This project focuses on implementing various tasks related to decision tree classification using the scikit-learn
library in Python. The goal is to process and analyze a dataset, train decision tree models, and optimize their performance. We will build a model that can detect fraudulent transactions. The steps involve:
- Reading and filtering the data
- Splitting the data into training and testing groups
- Training a decision tree
After the decision tree is trained, we will prune it by increasing the cost complexity parameter, which helps optimize the model’s complexity. Different depths of the tree will be tested and compared, and while deeper trees may capture more complex patterns, they don’t always produce more accurate models.
The dataset contains a series of transactions and associated features.

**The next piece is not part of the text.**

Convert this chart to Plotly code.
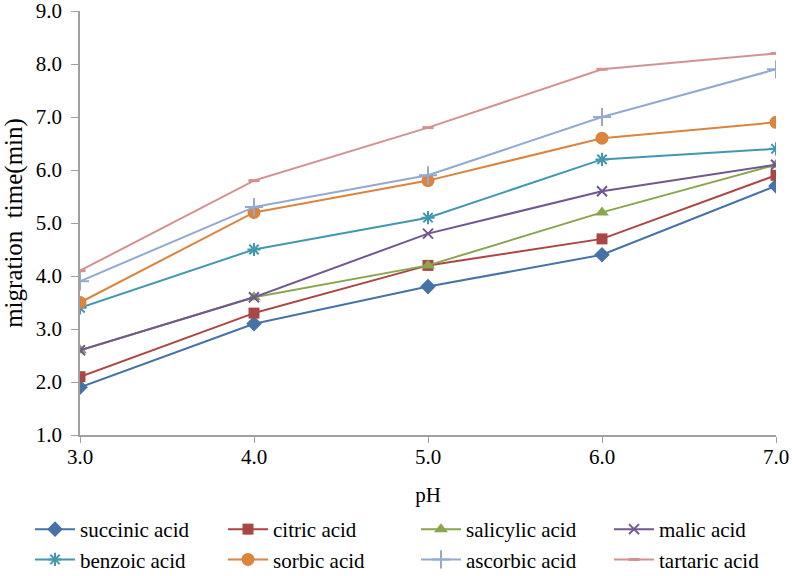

Each row corresponds to a transaction, and the columns include the following:
- Transaction Amount: Amount involved in the transaction.
- Time Of Day: The time of day when the transaction occurred.
- Transaction Frequency: How many times a transaction happened in a row.
- Day Of Week: The day of the week when the transaction took place.
- Labels: Binary labels where 1 indicates a fraudulent transaction, and 0 indicates a legitimate one.
- Transaction Amount: The amount involved in the transaction.
- Time Of Day: The time at which the transaction occurred.
- Day Of Week: The day on which the transaction occurred.
- Transaction Frequency: Frequency of transactions within a period.
These features are input into the decision tree model, which outputs whether the transaction is fraudulent or not.